Earlier this year, a Massachusetts family was traveling along a busy road when they spotted a heartbreaking scene. An adorable German shepherd puppy was “wandering and distressed” near the road. Unwilling to allow the poor puppy to suffer alone, the family scooped him up and took him home.

After a few days with their new puppy, however, the family began to notice some strange behaviors. They soon realized that the puppy they kindly adopted wasn’t a German shepherd at all but a coyote!

Still determined to ensure the baby animal’s safety, the family called the Cape Wildlife Center, which then took the coyote pup in. It’s now been almost 6 months since the pup’s rescue and he’s finally old enough to return to the wild.

On Wednesday, the CWC released both the male coyote and his close friend and fellow rescue pup into the wild together, sharing the exciting news on Instagram.

“Look who is all grown up and ready for release!!” the wildlife rehabilitation center wrote. “The orphaned coyote who was mistaken for a German Shepard puppy earlier this year and received national attention is running free in the wild once again!”

“After 6 long months of rehab, this pup has made incredible strides,” they continued. “He is wild by all accounts and is exhibiting all of the correct behaviors and skills. Weighing in at just over 40 pounds he has a healthy appetite and has been increasingly active in the large outdoor enclosure.”

Wildlife Rescue Predicts the Coyotes Will Be Friends for Life

After ensuring that the coyote pup didn’t have rabies or other communicable diseases, they introduced him to his foster sibling. From then on, the pups were raised together in “as much of a natural upbringing as possible.”

Adorably, the baby coyotes bonded instantly and have remained close friends ever since. So close, in fact, that the Cape Wildlife Center predicts that they’ll stay friends in the wild, despite coyotes’ tendency to travel and hunt alone.

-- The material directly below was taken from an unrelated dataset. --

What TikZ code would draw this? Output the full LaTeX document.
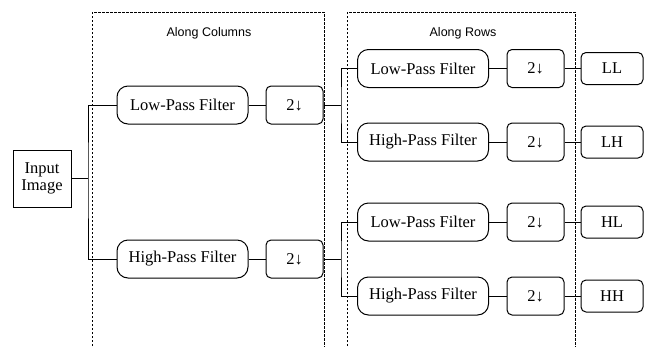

“[The coyote] was released today with a foster sibling who we paired with him since they were just a few weeks old,” the CWC explained. “She was also orphaned and was transferred to our hospital after receiving care at [the Wildlife Clinic of Rhode Island].”

“The two became friends very quickly and have been inseparable ever since,” they continued. “Because they had each other as companions, they have remained wild and weary of humans. Releasing them as a unit will hopefully increase their survival rate in the wild. While some coyotes may choose to part ways after release something tells us these two may be bonded for life.”